[TO DO] Restate exactly the lines that run from the start of the records below to the line containing "39.8, 37.9, 37.5];", counting both ends, and nothing else; pictures stay out.

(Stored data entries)
——————
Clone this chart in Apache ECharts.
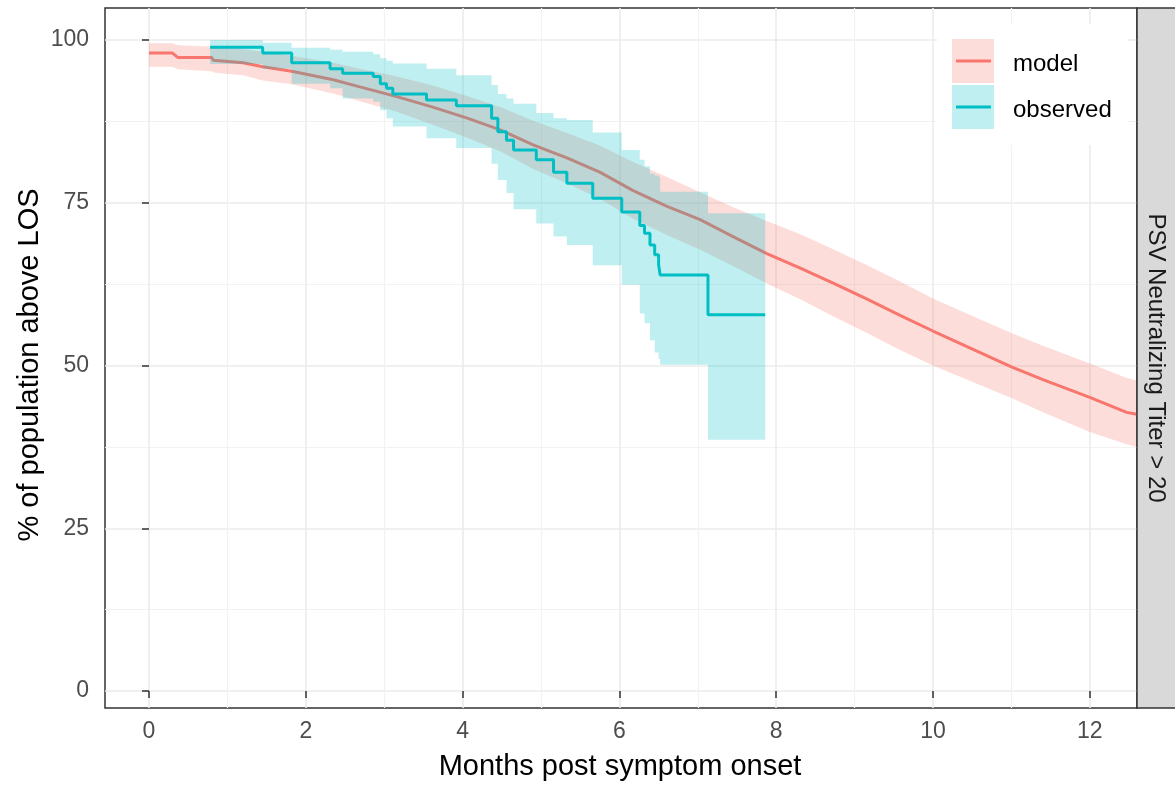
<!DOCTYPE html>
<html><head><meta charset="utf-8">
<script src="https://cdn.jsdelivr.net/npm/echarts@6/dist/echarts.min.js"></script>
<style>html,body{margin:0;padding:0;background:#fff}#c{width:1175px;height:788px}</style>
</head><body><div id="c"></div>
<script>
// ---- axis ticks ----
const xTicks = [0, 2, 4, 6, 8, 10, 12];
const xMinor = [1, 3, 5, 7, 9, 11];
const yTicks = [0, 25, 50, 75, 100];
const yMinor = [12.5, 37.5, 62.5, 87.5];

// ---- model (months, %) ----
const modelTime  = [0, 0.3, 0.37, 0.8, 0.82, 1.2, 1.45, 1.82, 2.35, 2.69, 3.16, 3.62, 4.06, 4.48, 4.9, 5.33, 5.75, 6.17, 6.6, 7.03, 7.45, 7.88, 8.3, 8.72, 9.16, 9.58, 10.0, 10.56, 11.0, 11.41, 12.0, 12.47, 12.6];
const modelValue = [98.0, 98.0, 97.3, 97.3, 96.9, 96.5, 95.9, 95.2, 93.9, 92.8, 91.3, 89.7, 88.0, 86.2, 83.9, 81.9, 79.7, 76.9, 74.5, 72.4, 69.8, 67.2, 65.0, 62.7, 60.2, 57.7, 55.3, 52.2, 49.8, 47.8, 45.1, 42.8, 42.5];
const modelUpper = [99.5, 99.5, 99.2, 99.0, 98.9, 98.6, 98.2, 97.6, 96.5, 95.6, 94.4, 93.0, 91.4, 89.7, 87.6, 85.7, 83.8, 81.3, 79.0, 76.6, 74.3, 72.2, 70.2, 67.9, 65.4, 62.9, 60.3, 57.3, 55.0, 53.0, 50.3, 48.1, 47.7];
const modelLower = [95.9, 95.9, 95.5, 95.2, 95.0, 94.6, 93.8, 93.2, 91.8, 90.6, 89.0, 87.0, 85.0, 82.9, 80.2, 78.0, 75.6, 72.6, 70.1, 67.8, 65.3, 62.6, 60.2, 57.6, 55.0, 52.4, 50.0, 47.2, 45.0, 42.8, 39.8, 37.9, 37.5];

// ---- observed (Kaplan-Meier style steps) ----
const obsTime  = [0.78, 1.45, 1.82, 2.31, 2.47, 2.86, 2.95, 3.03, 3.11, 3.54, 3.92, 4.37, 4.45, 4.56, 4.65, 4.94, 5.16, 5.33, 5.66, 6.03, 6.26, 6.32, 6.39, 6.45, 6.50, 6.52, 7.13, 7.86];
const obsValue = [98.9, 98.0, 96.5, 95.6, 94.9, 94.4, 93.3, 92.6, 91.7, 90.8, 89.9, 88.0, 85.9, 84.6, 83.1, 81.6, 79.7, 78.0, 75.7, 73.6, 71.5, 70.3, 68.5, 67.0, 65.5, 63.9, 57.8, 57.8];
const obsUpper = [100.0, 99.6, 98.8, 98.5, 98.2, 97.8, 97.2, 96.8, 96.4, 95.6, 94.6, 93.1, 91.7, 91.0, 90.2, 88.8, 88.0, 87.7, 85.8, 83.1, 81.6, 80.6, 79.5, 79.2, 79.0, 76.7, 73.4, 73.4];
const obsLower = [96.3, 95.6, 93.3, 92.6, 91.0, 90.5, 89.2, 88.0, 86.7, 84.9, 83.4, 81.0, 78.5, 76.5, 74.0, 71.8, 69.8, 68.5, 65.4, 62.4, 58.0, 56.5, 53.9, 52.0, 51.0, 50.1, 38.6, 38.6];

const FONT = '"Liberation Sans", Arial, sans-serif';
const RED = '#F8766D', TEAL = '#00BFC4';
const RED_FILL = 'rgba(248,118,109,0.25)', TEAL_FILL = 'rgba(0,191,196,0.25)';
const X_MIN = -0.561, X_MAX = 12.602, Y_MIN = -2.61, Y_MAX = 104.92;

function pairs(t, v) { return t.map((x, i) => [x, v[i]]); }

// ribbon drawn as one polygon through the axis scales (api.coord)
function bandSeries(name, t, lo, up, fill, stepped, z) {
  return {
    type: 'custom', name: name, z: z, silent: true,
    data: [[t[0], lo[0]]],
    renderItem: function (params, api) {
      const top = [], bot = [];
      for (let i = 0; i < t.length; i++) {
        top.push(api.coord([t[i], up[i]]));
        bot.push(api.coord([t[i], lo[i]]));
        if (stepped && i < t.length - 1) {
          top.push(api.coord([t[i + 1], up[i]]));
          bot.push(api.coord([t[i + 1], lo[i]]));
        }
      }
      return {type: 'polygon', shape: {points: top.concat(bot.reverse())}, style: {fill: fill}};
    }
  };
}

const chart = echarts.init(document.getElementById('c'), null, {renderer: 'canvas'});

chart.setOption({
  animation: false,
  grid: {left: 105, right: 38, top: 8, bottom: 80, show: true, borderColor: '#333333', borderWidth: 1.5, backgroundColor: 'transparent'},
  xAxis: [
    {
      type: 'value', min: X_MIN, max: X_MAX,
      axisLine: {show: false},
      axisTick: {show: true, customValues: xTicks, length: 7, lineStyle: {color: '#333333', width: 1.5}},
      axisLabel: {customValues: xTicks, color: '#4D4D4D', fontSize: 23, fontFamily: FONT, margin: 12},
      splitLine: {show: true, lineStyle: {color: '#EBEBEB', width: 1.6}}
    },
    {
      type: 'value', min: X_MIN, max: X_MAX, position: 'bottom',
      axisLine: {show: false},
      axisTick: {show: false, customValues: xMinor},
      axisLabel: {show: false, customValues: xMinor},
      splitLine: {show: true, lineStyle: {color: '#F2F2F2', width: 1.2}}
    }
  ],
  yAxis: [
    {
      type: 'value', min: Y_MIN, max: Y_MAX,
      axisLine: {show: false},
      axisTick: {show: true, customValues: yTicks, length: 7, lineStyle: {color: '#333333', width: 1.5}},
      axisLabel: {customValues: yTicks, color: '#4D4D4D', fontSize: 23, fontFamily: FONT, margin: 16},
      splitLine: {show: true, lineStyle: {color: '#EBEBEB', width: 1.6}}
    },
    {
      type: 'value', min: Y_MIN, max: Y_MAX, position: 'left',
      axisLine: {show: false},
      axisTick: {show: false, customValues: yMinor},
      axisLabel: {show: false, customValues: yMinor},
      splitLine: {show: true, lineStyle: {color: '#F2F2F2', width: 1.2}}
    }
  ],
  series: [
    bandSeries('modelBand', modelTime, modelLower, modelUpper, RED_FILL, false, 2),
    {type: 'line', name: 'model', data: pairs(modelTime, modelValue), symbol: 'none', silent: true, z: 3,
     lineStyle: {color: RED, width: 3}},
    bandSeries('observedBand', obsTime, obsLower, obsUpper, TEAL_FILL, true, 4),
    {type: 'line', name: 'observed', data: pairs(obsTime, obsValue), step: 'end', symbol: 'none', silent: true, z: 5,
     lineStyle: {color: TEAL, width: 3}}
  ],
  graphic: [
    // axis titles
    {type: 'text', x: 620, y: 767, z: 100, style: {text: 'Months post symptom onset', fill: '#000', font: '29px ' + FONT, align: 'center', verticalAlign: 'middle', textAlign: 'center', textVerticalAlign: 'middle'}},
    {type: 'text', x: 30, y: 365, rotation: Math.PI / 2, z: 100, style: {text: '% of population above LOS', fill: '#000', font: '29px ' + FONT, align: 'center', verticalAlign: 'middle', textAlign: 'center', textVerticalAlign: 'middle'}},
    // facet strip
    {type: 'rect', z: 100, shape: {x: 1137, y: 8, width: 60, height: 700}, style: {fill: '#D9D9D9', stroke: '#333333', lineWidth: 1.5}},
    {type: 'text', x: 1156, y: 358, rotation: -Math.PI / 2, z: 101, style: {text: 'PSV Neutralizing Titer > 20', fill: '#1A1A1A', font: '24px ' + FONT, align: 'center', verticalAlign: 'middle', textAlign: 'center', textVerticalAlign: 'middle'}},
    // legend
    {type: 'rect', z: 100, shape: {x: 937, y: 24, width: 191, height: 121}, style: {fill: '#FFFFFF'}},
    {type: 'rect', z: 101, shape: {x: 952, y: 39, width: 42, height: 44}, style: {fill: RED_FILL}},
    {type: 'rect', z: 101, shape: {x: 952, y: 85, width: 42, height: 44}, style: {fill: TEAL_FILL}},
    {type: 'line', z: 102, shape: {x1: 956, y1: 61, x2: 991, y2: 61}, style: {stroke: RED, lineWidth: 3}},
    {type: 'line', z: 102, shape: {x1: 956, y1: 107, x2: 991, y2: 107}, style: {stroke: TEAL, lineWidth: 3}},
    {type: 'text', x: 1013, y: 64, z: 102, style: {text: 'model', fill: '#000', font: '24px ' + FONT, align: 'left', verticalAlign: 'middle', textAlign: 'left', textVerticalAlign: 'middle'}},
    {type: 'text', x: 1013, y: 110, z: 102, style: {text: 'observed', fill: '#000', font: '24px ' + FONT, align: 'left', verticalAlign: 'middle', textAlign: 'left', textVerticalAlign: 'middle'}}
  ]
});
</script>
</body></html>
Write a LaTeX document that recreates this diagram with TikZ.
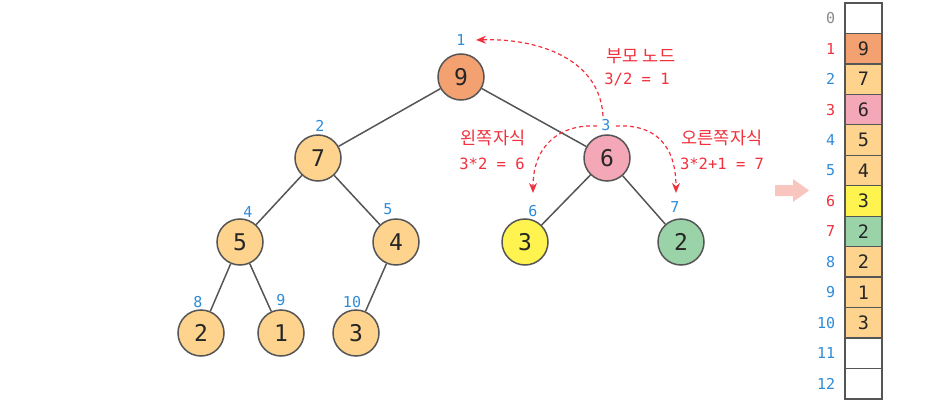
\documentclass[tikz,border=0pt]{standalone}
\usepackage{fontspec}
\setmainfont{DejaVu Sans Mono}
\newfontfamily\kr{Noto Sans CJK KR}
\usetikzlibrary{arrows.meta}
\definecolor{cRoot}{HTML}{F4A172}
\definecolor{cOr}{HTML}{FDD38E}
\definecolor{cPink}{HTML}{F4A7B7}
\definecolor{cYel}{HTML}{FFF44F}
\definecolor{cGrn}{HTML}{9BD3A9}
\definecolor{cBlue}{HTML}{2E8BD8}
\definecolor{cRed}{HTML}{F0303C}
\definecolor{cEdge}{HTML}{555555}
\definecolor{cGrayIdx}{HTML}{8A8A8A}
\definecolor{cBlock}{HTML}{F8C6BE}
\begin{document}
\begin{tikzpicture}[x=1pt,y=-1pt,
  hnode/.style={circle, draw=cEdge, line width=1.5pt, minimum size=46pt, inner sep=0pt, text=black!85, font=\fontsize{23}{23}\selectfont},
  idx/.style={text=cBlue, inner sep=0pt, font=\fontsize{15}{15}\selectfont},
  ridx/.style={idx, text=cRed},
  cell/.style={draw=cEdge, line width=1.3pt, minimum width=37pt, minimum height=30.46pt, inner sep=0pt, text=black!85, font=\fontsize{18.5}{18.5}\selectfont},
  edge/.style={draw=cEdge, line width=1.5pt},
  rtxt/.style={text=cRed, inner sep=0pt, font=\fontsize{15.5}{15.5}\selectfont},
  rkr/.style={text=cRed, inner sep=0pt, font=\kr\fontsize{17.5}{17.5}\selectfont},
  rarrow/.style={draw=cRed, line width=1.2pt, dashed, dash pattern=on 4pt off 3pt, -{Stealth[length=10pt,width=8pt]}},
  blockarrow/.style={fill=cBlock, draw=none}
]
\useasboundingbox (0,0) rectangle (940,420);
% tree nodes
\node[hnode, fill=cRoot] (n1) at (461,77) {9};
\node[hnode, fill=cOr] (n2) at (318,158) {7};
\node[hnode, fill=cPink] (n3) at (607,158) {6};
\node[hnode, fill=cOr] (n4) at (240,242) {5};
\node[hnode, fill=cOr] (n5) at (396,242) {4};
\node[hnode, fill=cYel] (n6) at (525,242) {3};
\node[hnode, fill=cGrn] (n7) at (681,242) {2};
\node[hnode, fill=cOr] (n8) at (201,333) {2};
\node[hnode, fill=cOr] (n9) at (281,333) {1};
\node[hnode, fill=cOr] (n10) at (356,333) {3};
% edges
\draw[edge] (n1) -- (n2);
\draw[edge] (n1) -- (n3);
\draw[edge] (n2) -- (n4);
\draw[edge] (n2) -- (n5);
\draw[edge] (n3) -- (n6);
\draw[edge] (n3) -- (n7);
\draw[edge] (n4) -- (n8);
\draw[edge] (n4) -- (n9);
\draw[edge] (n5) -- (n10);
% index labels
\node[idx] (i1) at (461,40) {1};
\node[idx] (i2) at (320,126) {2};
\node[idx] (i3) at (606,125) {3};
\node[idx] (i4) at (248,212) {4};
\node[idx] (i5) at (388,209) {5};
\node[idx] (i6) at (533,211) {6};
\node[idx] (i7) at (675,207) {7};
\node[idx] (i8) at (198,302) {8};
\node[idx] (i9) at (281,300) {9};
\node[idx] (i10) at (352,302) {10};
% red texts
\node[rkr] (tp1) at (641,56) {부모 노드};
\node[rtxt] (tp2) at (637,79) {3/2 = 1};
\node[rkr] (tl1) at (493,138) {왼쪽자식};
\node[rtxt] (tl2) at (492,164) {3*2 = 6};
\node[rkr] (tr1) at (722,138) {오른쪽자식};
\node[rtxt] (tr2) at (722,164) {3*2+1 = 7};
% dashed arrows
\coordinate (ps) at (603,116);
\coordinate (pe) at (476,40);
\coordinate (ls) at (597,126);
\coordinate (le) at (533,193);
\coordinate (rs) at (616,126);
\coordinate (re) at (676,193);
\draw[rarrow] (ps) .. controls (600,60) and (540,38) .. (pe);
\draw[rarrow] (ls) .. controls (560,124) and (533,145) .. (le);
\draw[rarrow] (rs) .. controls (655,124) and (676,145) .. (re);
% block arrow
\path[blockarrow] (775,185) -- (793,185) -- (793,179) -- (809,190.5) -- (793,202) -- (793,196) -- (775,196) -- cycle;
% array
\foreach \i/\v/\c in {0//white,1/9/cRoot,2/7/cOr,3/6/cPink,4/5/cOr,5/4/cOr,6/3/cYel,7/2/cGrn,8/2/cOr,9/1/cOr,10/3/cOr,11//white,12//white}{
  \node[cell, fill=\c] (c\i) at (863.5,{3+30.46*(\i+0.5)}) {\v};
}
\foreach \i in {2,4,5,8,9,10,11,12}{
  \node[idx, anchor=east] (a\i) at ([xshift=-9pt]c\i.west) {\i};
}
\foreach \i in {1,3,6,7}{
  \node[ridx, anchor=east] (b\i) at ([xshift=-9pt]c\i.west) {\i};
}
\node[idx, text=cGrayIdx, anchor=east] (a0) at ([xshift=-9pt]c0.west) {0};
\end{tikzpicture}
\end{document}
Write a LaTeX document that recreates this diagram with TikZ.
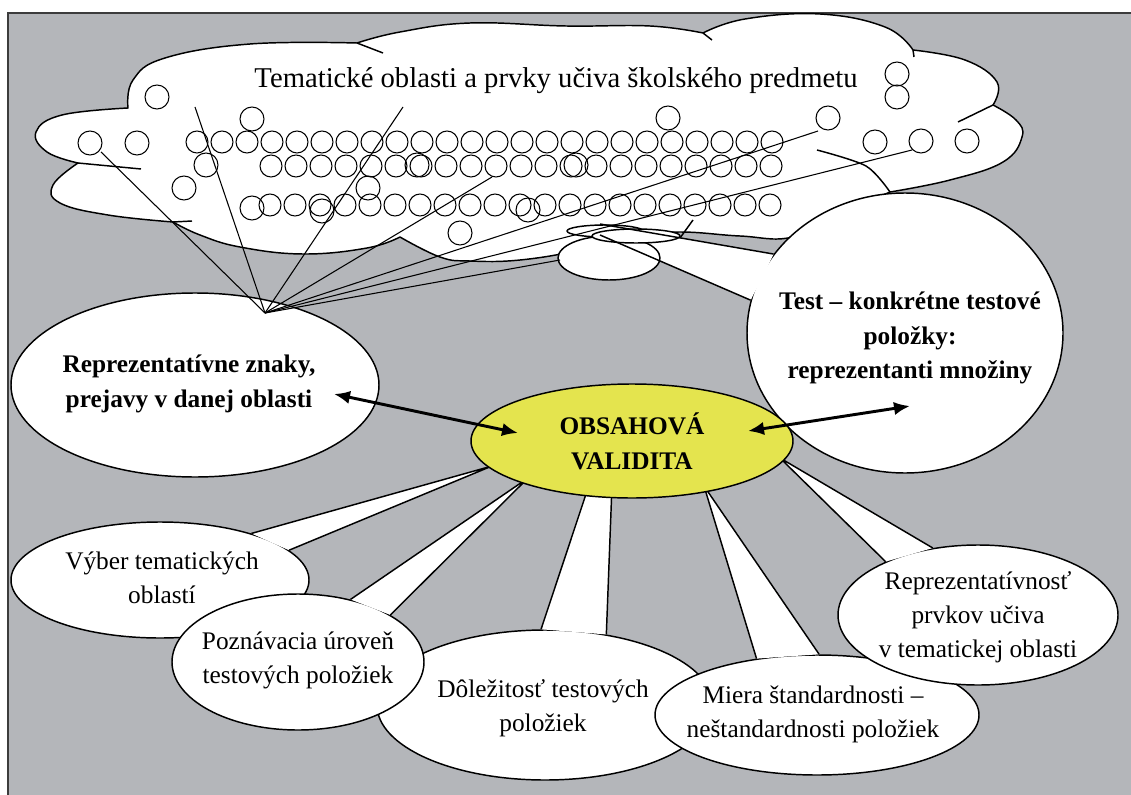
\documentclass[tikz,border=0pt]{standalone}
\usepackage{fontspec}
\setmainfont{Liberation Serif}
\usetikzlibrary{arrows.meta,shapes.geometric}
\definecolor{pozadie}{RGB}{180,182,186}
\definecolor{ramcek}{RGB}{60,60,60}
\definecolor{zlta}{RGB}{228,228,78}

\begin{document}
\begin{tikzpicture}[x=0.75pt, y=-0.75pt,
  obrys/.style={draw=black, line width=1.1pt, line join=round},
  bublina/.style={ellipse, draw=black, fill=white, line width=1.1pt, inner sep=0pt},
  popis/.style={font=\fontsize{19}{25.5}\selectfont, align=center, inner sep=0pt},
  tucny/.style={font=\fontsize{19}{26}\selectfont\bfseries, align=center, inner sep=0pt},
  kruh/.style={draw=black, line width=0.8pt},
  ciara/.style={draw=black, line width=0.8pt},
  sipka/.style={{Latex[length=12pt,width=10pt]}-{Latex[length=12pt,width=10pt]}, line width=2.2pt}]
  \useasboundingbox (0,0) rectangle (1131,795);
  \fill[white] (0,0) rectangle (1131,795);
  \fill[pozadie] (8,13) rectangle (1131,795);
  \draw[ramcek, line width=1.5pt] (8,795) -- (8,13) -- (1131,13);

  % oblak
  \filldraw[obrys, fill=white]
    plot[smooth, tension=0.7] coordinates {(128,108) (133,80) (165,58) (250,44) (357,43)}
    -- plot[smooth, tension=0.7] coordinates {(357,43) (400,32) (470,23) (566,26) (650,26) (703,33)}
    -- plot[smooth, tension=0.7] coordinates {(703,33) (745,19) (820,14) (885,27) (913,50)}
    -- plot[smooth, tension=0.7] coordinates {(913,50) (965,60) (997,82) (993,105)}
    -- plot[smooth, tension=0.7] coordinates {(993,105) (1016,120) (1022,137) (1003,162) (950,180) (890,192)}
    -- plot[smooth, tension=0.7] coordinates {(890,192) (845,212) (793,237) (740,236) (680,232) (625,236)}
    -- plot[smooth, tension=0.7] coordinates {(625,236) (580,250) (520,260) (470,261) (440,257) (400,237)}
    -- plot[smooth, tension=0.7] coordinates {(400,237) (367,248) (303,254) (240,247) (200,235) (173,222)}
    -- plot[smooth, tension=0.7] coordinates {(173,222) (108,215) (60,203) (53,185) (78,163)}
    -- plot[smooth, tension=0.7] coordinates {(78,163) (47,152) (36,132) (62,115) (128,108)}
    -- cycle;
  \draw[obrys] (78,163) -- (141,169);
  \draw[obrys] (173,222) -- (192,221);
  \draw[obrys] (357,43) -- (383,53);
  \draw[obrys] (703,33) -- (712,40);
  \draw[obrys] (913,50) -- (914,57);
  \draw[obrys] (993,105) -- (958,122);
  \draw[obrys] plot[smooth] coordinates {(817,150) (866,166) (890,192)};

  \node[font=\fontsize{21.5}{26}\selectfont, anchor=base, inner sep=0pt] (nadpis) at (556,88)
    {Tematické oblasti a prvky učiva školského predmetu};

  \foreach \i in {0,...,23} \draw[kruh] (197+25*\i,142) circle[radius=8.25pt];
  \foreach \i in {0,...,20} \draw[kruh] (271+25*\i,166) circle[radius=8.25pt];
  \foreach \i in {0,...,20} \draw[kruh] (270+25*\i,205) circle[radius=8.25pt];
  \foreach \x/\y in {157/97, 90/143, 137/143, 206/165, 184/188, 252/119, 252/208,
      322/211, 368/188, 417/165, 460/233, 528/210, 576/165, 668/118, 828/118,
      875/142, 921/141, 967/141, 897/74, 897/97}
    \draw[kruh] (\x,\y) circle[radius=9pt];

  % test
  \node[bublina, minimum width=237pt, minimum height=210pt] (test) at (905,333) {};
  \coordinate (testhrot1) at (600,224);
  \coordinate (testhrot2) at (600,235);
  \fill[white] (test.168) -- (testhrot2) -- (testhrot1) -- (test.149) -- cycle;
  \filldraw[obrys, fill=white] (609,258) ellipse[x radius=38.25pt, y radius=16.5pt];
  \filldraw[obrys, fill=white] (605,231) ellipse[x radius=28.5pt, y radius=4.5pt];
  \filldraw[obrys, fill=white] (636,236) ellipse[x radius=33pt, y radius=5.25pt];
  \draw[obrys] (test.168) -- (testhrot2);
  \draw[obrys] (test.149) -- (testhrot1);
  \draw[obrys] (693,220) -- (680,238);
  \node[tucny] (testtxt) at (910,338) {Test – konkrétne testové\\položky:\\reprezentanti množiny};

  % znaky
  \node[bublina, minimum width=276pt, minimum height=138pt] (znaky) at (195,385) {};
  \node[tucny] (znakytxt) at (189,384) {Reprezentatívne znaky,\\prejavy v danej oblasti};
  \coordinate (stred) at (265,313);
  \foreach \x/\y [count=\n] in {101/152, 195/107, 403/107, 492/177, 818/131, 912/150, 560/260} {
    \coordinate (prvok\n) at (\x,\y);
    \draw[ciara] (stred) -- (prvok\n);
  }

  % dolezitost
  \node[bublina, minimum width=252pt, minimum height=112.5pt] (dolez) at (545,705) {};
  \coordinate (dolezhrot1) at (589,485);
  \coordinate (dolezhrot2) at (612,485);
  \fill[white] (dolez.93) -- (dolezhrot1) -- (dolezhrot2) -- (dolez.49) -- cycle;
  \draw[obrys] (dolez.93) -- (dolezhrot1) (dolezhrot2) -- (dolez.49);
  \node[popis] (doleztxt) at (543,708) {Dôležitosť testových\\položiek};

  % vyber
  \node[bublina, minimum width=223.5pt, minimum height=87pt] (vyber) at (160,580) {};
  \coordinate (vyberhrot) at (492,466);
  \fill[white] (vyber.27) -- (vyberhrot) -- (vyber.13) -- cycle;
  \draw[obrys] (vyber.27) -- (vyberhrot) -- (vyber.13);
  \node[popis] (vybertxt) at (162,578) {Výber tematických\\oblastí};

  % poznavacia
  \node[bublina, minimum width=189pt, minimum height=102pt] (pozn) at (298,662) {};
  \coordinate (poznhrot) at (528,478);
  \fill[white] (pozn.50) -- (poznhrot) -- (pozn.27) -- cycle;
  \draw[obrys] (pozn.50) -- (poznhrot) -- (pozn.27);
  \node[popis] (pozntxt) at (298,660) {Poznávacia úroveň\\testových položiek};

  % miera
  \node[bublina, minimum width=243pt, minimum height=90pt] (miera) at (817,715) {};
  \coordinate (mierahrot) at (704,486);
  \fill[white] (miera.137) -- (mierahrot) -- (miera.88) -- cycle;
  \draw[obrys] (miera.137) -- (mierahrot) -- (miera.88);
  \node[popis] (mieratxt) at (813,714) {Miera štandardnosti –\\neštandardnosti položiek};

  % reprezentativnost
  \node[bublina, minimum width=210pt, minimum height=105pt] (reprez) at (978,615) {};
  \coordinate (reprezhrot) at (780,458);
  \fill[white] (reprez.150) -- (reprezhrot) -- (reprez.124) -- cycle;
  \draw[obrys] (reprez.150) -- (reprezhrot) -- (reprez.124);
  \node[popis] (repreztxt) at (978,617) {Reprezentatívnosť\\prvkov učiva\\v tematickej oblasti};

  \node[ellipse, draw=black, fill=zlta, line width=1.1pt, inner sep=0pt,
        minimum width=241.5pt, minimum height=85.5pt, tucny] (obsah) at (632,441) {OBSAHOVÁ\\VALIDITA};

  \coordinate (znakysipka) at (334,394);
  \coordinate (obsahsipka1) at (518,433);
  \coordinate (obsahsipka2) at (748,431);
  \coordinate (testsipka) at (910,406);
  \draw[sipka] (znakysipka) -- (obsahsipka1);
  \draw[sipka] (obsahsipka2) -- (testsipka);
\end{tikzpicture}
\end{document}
——————
[RESPONSE TO THE EXERCISE]
Clone this chart in Apache ECharts.
<!DOCTYPE html>
<html><head><meta charset="utf-8">
<script src="https://cdn.jsdelivr.net/npm/echarts@6/dist/echarts.min.js"></script>
<style>html,body{margin:0;padding:0;background:#fff}#c{width:1175px;height:788px}</style>
</head><body><div id="c"></div>
<script>
// ---- axis ticks ----
const xTicks = [0, 2, 4, 6, 8, 10, 12];
const xMinor = [1, 3, 5, 7, 9, 11];
const yTicks = [0, 25, 50, 75, 100];
const yMinor = [12.5, 37.5, 62.5, 87.5];

// ---- model (months, %) ----
const modelTime  = [0, 0.3, 0.37, 0.8, 0.82, 1.2, 1.45, 1.82, 2.35, 2.69, 3.16, 3.62, 4.06, 4.48, 4.9, 5.33, 5.75, 6.17, 6.6, 7.03, 7.45, 7.88, 8.3, 8.72, 9.16, 9.58, 10.0, 10.56, 11.0, 11.41, 12.0, 12.47, 12.6];
const modelValue = [98.0, 98.0, 97.3, 97.3, 96.9, 96.5, 95.9, 95.2, 93.9, 92.8, 91.3, 89.7, 88.0, 86.2, 83.9, 81.9, 79.7, 76.9, 74.5, 72.4, 69.8, 67.2, 65.0, 62.7, 60.2, 57.7, 55.3, 52.2, 49.8, 47.8, 45.1, 42.8, 42.5];
const modelUpper = [99.5, 99.5, 99.2, 99.0, 98.9, 98.6, 98.2, 97.6, 96.5, 95.6, 94.4, 93.0, 91.4, 89.7, 87.6, 85.7, 83.8, 81.3, 79.0, 76.6, 74.3, 72.2, 70.2, 67.9, 65.4, 62.9, 60.3, 57.3, 55.0, 53.0, 50.3, 48.1, 47.7];
const modelLower = [95.9, 95.9, 95.5, 95.2, 95.0, 94.6, 93.8, 93.2, 91.8, 90.6, 89.0, 87.0, 85.0, 82.9, 80.2, 78.0, 75.6, 72.6, 70.1, 67.8, 65.3, 62.6, 60.2, 57.6, 55.0, 52.4, 50.0, 47.2, 45.0, 42.8, 39.8, 37.9, 37.5];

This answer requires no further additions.